Outros foram contemplados em documentos posteriores, por ter passado a haver uma maior sensibilidade em relação a certas situações: os casos das pessoas com deficiência, das pessoas idosas ou dos trabalhadores migrantes.

Vítor Nogueira também pensa que há direitos que não foram aceites em 1948 e que hoje pedem para entrar. E, além desses, os novos direitos, ditos de terceira e quarta geração, que também poderiam ser contemplados se houvesse oportunidade. Mas que o essencial é o "respeito pelo espírito original" da declaração.

Há direitos que não vêm na declaração, por exemplo o direito à felicidade. "Houve muitas ideias e sentimentos no passado que tiveram expressão legislativa e foram quase esquecidos nos nossos dias. O direito à felicidade, constante das declarações americanas do século XVIII, é um deles", diz Paula Escarameia.

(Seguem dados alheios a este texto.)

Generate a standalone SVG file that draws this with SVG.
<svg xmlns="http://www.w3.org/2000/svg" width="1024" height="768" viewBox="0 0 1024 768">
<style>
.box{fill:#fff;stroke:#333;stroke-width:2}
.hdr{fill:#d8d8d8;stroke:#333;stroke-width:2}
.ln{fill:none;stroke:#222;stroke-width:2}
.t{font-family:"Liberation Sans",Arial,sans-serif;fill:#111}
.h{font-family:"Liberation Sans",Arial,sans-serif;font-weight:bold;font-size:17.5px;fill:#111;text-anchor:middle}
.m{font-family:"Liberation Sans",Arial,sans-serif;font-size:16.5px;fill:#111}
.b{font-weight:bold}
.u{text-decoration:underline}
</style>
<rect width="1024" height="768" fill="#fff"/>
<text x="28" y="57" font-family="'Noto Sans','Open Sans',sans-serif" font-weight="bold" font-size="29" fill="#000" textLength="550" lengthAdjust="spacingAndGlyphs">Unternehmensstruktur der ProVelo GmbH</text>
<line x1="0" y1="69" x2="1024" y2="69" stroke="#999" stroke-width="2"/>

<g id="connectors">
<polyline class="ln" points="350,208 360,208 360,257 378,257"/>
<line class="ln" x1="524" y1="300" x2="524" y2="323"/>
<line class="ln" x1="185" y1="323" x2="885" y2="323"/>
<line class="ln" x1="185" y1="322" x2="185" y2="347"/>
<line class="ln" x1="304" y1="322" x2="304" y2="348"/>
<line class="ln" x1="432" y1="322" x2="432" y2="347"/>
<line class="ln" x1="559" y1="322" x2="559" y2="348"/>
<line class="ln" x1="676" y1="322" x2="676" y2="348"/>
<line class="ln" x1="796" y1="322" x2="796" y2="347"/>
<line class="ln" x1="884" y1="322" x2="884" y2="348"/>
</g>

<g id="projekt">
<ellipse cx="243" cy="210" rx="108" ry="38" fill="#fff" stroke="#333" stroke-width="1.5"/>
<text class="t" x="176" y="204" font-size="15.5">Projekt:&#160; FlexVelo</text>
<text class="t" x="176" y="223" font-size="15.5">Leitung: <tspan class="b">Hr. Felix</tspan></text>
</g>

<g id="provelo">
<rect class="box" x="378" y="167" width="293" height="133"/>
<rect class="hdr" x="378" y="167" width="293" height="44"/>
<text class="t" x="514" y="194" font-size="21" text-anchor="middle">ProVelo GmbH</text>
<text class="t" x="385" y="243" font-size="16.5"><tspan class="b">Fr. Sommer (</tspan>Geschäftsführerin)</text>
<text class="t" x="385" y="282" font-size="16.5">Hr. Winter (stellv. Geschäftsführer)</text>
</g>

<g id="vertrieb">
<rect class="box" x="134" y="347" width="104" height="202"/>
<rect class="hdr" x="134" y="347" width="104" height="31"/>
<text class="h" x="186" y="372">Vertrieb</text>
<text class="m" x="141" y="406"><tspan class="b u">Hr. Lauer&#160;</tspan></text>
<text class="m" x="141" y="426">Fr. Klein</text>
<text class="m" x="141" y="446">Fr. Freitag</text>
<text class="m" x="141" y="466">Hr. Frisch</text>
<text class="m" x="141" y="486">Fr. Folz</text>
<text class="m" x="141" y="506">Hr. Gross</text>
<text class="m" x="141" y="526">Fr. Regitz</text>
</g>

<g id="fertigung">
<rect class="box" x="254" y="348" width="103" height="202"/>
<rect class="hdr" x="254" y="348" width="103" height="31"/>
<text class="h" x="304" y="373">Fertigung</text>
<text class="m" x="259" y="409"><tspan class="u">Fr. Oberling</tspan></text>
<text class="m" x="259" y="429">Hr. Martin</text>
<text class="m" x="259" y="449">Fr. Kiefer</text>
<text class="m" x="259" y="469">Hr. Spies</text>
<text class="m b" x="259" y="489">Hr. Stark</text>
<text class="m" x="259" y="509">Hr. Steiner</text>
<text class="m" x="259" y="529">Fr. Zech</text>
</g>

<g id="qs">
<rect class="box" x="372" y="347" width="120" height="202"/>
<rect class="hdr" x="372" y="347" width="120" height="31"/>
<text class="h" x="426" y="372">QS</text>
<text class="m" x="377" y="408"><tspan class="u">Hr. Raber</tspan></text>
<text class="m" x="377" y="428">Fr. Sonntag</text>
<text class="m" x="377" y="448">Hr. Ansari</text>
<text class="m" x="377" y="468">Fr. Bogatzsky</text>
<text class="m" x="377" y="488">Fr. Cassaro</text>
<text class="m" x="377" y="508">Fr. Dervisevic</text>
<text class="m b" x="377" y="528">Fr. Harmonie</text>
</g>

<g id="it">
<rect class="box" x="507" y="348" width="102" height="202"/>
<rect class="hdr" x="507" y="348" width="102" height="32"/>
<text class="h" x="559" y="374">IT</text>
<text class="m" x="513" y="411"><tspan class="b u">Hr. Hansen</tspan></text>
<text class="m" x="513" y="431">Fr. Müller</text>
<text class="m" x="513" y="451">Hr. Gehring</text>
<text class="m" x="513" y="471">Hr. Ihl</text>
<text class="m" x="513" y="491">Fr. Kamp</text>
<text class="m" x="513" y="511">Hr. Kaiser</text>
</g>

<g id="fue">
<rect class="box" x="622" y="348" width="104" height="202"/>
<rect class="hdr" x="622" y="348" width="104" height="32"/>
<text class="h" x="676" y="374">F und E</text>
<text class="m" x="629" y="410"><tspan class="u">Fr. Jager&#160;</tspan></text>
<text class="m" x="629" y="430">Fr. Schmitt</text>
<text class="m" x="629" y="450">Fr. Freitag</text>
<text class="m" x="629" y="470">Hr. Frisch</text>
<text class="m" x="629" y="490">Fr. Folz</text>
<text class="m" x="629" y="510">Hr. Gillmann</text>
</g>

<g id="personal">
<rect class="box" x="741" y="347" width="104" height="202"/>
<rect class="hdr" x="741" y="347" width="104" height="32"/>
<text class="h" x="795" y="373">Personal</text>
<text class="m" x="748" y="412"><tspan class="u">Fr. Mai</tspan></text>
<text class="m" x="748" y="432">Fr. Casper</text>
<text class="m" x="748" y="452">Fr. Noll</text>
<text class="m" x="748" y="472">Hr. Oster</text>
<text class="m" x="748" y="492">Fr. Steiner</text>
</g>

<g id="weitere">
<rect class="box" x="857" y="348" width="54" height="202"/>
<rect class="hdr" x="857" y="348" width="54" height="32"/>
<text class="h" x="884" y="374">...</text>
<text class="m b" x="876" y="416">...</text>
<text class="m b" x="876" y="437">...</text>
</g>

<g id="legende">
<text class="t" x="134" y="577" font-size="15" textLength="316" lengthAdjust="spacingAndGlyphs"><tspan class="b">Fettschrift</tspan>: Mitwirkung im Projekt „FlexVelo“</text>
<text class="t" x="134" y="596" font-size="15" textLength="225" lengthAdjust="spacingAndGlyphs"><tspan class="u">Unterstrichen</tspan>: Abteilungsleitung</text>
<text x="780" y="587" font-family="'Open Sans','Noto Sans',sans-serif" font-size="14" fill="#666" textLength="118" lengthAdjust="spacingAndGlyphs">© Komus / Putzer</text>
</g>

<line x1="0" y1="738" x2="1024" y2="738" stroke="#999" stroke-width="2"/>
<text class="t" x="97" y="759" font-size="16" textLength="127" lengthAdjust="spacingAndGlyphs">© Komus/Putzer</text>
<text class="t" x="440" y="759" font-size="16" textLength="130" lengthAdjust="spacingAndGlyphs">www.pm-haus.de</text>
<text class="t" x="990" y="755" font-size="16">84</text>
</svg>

"Seria bom que conseguíssemos pensar em meios para tornar este direito uma realidade, num mundo cada vez mais deprimido, em que ela não anda necessariamente aliada a condições materiais específicas. O melhoramento espiritual de cada um e da sociedade no seu todo, no sentido de uma maior empatia pelo sofrimento alheio e a disponibilidade para criar meios para o aliviar, bem como o desenvolvimento da capacidade para tornar muitas aspirações realidade, parece-me ser o melhor mecanismo para atingir a plenitude humana. O que é também o fim deste conceito jurídico a que chamamos direitos humanos."

A Declaração Universal dos Direitos Humanos foi uma obra escrita e reescrita por vários autores. Mas a sua grande impulsionadora foi Eleanor Roosevelt (foto), mulher do Presidente dos EUA Franklin D. Roosevelt, homenageada na Suíça. O acto teve lugar em Genebra, onde as autoridades helvéticas descerraram uma placa comemorativa da primeira presidente da Comissão de Direitos Humanos. A Santa Sé promove hoje uma celebração solene para "recordar e honrar" a declaração. O Papa Bento XVI assistirá a um concerto de música clássica com o mesmo propósito. As organizações de direitos humanos Amnistia Internacional (AI) e Human Rights Watch (HRW) preferiram assinalar a data com avisos ao Presidente eleito dos Estados Unidos, Barack Obama. A secretária-geral da AI, Irene Kahn, disse que o sucessor de George W. Bush deve fechar Guantánamo e investigar a denúncia de torturas. O director da HRW, Kenneth Roth, em entrevista ao El País, pediu mesmo uma "comissão de verdade" para investigar o que se passou na era Bush.

A birmanesa Suu Kyi é um dos rostos do continuado atropelo dos direitos humanos no mundo.